教皇が身につけている3重の冠、手に持っている3重十字架、教皇の衣服の中にある3つの十字架、です。

「3」は三位一体の表現。

父(神さま ヤハウェ)
子(神さまの子 イエス・キリスト)
霊(聖霊・ルーハ)

の3つが一体、つまり唯一の神であるとするキリスト教のおしえのことです。

キリスト美術のアトリビュートによって存在している十二使徒

初期キリスト教美術で12使徒は、イエス・キリストを取り巻く12の鳩,羊,星などによって表現されています。

 

 

 

 

 

 

中世紀においてはイスラエルの12部族を表したり、アトリビュートによって「鍵・魚 → ペテロ」「巻き物 → ヤコブ」「本・ヘビにまつわる聖盃 → ヨハネ」「ラテン十字架 → フィリポ」などが表現されるようになりました。

 

 

 

 

 

アトリビュートとは、神話の神や、伝説・歴史上の人物と関連付けられた持ち物から、その持ち主を特定する役割を果たす表現方法です。

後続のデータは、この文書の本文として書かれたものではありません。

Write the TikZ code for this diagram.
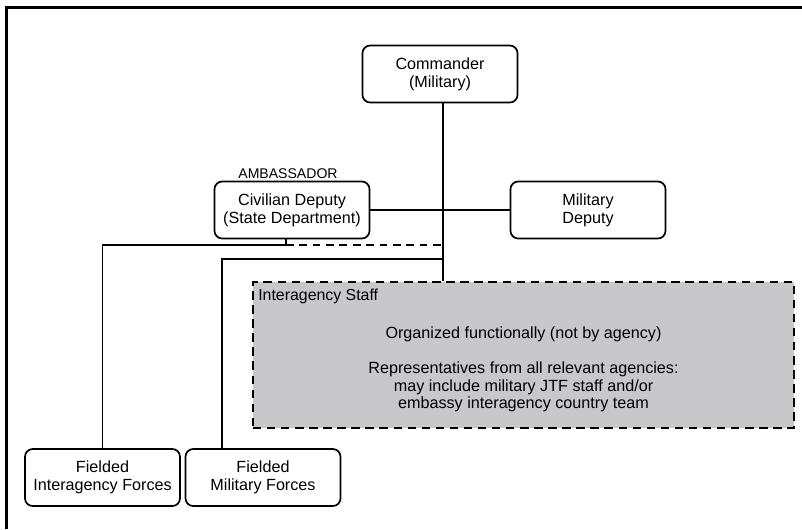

たとえば、正義の女神を例にとると、女神が手に持っている秤と剣、目隠しが、アトリビュートとして関連づけられた持ち物となります。

 

先ほどのタロットカードもそうなのですが、キリスト教絵画の中にみられるモチーフ、象徴、人物の向いている方向や仕草からは、暗喩している表現がとても興味深く感じます。

アトリビュートや図像学によって表現したかったメタファー(暗喩)に気づくことで、新しい発見を得ることも多く、奥が深いものでもあります。

 

さらに、キリスト教に限らず、宗教が古代から人間の歴史と密接に結びついていたこと、非常に大きな影響力を持っていたことも汲みとれます。

信仰とは何か? 祈りとは何か?

人は悩み、苦しみながら生きています。

そのつらさから逃れたい、楽になりたいという願いは、救いのための道を求めます。

その道しるべのひとつが信仰であり、宗教であるのかと思います。

 

宗教とは、神、または自然を超越した存在への信仰心に加えて、それに伴う社会的習慣、文化、儀式など、その人の生活すべてに関わってくる重要なものでもあります。

 

心が平穏になるための知識や働きかけを得ることは、信じれるもの、つまり影の中から光を見つけること。

その光とともに、自分の足で人生を歩んでいける幸せの道を手にすることでもあります。

いつの時代であっても、人はみな、救われたいという思いを胸に抱いているのです。